> **Work to be completed**
Copy the material that follows word for word and omit its pictures.
'''
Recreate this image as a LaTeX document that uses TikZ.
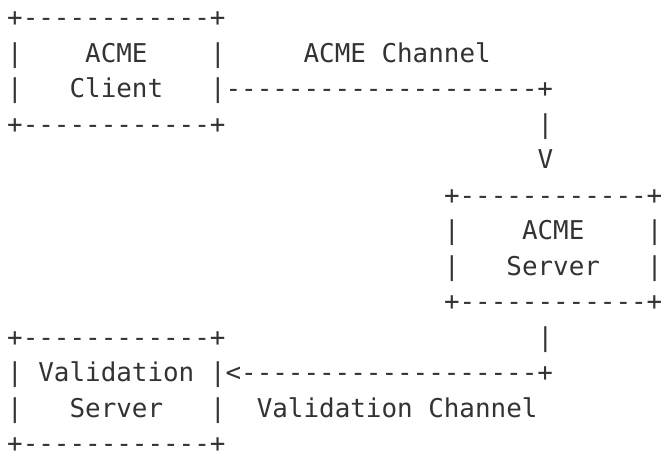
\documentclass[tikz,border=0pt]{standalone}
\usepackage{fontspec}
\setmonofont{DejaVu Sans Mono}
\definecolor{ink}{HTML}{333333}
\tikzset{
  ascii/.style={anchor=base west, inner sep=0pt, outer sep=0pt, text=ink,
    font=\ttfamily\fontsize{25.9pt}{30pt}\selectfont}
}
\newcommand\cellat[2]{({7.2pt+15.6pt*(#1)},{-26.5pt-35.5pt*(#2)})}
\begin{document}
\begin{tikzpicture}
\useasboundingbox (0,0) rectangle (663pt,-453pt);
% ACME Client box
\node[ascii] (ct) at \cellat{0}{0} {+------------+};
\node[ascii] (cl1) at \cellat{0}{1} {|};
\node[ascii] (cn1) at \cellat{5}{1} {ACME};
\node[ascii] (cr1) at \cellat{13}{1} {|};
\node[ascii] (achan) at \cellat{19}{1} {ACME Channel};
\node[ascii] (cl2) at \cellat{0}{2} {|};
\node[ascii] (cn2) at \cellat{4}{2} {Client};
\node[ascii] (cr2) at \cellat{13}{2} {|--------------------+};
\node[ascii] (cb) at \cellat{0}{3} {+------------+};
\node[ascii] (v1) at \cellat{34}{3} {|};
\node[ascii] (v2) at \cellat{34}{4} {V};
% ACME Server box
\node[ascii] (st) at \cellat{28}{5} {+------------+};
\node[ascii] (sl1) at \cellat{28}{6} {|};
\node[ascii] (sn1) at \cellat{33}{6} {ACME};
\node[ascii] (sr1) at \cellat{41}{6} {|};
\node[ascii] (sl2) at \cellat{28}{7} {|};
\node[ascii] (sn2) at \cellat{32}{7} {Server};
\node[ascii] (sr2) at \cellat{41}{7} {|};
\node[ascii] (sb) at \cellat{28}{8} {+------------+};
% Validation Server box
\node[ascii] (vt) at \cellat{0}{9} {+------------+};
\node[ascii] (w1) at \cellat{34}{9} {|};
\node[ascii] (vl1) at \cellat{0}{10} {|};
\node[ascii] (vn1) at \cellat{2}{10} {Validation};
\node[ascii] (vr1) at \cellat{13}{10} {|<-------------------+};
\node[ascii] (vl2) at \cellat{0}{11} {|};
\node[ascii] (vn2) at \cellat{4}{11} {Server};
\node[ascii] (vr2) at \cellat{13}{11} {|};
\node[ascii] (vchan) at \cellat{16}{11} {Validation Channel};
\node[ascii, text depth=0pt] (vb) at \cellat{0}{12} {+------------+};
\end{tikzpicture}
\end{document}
'''
> **Final result**
Recreate this image as a LaTeX document that uses TikZ.
\documentclass[tikz,border=0pt]{standalone}
\usepackage{fontspec}
\setmonofont{DejaVu Sans Mono}
\definecolor{ink}{HTML}{333333}
\tikzset{
  ascii/.style={anchor=base west, inner sep=0pt, outer sep=0pt, text=ink,
    font=\ttfamily\fontsize{25.9pt}{30pt}\selectfont}
}
\newcommand\cellat[2]{({7.2pt+15.6pt*(#1)},{-26.5pt-35.5pt*(#2)})}
\begin{document}
\begin{tikzpicture}
\useasboundingbox (0,0) rectangle (663pt,-453pt);
% ACME Client box
\node[ascii] (ct) at \cellat{0}{0} {+------------+};
\node[ascii] (cl1) at \cellat{0}{1} {|};
\node[ascii] (cn1) at \cellat{5}{1} {ACME};
\node[ascii] (cr1) at \cellat{13}{1} {|};
\node[ascii] (achan) at \cellat{19}{1} {ACME Channel};
\node[ascii] (cl2) at \cellat{0}{2} {|};
\node[ascii] (cn2) at \cellat{4}{2} {Client};
\node[ascii] (cr2) at \cellat{13}{2} {|--------------------+};
\node[ascii] (cb) at \cellat{0}{3} {+------------+};
\node[ascii] (v1) at \cellat{34}{3} {|};
\node[ascii] (v2) at \cellat{34}{4} {V};
% ACME Server box
\node[ascii] (st) at \cellat{28}{5} {+------------+};
\node[ascii] (sl1) at \cellat{28}{6} {|};
\node[ascii] (sn1) at \cellat{33}{6} {ACME};
\node[ascii] (sr1) at \cellat{41}{6} {|};
\node[ascii] (sl2) at \cellat{28}{7} {|};
\node[ascii] (sn2) at \cellat{32}{7} {Server};
\node[ascii] (sr2) at \cellat{41}{7} {|};
\node[ascii] (sb) at \cellat{28}{8} {+------------+};
% Validation Server box
\node[ascii] (vt) at \cellat{0}{9} {+------------+};
\node[ascii] (w1) at \cellat{34}{9} {|};
\node[ascii] (vl1) at \cellat{0}{10} {|};
\node[ascii] (vn1) at \cellat{2}{10} {Validation};
\node[ascii] (vr1) at \cellat{13}{10} {|<-------------------+};
\node[ascii] (vl2) at \cellat{0}{11} {|};
\node[ascii] (vn2) at \cellat{4}{11} {Server};
\node[ascii] (vr2) at \cellat{13}{11} {|};
\node[ascii] (vchan) at \cellat{16}{11} {Validation Channel};
\node[ascii, text depth=0pt] (vb) at \cellat{0}{12} {+------------+};
\end{tikzpicture}
\end{document}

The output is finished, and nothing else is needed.